The day of the demonstration, Native American tribes protested at the site’s gate, but the scientists proceeded.

Kirk showed images of a house built 3,500 feet from ground zero. It was filled with furniture, consumer goods and mannequins, which scientists positioned to look like they were performing everyday tasks. At various locations, dummies sat in cars and trucks.

Photographer Vernon Jones captured the blast that depicted the house bending from the nuclear wind force before it was engulfed in flames three seconds later.

Hundreds of dogs, pigs and mice dressed in human clothing were placed at the Nevada Test Site, Kirk said.

Kirk said pigs are anatomically similar to humans, so they made perfect test specimens for the project.

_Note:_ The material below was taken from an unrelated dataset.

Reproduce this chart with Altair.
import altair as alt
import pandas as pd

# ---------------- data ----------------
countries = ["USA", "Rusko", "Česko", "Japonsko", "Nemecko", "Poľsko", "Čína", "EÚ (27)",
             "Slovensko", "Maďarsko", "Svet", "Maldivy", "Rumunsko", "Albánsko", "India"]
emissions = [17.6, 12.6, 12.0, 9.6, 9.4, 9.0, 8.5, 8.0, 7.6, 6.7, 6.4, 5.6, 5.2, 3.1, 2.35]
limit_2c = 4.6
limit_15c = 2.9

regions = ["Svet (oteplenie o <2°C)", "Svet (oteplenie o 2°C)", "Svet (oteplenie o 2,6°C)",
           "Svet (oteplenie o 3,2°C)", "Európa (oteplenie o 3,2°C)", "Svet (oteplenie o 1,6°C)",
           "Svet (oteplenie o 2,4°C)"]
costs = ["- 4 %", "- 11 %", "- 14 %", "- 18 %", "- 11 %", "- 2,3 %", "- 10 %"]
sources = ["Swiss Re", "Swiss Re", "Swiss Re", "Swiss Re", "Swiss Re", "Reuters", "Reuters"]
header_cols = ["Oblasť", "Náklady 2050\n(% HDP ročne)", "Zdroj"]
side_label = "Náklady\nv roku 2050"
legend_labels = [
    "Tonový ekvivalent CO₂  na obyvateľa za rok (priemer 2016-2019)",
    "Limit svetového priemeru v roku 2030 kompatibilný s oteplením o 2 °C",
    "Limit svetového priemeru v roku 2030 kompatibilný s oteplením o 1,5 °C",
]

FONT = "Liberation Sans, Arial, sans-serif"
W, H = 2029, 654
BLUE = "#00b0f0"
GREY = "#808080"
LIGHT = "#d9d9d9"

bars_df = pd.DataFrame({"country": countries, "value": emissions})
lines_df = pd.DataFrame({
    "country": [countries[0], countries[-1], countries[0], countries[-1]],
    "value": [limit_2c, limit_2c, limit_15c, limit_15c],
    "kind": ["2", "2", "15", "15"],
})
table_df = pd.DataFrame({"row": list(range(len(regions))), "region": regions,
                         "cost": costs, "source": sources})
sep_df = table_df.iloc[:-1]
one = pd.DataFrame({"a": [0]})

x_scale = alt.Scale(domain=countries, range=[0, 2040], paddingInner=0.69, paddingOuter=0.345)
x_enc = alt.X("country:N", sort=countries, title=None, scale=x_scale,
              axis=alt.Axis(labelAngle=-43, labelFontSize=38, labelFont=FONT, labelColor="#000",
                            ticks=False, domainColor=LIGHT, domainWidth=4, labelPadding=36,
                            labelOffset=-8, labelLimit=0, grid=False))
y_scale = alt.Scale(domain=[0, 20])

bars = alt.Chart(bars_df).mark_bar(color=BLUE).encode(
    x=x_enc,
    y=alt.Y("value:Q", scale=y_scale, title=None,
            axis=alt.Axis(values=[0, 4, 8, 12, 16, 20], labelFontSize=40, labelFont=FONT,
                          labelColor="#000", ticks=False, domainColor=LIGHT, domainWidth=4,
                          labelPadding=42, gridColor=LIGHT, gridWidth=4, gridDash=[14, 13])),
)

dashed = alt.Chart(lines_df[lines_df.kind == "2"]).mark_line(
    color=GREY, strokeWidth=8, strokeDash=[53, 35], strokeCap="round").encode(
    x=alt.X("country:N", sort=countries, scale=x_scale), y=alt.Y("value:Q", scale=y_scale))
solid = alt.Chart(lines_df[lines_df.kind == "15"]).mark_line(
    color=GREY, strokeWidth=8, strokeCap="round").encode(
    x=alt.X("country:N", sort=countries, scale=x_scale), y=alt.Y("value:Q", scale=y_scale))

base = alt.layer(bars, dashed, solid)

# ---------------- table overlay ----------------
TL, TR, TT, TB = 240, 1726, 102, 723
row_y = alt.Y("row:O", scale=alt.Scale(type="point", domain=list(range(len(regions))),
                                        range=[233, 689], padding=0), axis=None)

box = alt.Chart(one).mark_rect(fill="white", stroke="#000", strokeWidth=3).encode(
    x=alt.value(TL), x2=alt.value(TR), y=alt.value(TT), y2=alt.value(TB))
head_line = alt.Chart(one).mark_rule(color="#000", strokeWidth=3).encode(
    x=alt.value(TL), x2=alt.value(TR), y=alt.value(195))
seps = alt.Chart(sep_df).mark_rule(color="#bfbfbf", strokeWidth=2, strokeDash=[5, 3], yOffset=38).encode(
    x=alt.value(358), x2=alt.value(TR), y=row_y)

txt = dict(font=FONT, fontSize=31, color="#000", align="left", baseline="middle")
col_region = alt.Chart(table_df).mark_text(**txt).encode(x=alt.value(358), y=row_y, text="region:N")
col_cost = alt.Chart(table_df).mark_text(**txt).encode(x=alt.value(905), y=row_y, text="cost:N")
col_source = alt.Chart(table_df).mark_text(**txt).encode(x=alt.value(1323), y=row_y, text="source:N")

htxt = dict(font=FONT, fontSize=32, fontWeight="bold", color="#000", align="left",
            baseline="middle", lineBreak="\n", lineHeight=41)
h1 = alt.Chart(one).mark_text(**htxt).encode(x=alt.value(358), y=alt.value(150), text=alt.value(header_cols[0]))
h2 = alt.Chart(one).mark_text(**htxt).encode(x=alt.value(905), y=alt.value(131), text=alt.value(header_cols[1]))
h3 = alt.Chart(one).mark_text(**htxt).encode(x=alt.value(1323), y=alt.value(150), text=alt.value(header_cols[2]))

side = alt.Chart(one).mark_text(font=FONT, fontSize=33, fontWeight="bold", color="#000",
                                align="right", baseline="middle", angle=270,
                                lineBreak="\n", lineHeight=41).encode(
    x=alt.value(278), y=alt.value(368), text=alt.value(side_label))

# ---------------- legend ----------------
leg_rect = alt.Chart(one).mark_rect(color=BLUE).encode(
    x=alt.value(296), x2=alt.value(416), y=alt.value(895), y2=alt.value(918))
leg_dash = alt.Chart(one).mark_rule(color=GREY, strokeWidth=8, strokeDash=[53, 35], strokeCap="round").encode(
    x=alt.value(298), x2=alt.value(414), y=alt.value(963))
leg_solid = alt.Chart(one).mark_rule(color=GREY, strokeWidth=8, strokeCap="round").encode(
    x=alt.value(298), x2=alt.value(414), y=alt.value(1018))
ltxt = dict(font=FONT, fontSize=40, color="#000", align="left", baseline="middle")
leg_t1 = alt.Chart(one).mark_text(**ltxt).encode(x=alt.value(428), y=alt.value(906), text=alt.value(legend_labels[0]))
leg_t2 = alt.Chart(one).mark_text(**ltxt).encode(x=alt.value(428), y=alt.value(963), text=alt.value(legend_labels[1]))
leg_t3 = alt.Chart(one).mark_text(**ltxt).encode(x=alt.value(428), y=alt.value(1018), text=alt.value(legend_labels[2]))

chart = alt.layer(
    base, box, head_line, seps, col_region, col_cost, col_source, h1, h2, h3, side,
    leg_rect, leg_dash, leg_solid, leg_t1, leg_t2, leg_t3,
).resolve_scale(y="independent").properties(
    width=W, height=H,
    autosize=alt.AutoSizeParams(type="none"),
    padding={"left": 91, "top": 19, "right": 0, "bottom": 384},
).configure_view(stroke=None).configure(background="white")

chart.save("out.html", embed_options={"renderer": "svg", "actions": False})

The pigs were strapped to tables at incremental distances and covered in sunscreen to see if it would reduce deadly chemical burns from the blasts. Some animals died immediately, while others lived and were tested over time.

After the tests, unprotected soldiers went to the blast site and rummaged through vehicles, the house and land. Some soldiers suffered immediate effects from the blast, and others endured long-term health problems from the radiation, he said.

Kirk said the project had unintended consequences for Nevada desert inhabitants, many that irreversibly changed their lives. “’Civil effects’ was the euphemism coined by federal defense planners to describe nuclear weapon strikes on civilian targets,” he said.

UNM history professor Virginia Scharff said that Kirk’s presentation was compassionate and sympathetic to all afflicted by the atomic demonstration.

“Whether they were proponents or opponents of the testing, whether they were the workers or ranchers, I thought he really entered imaginatively into their world and had a real sympathy for them,” she said.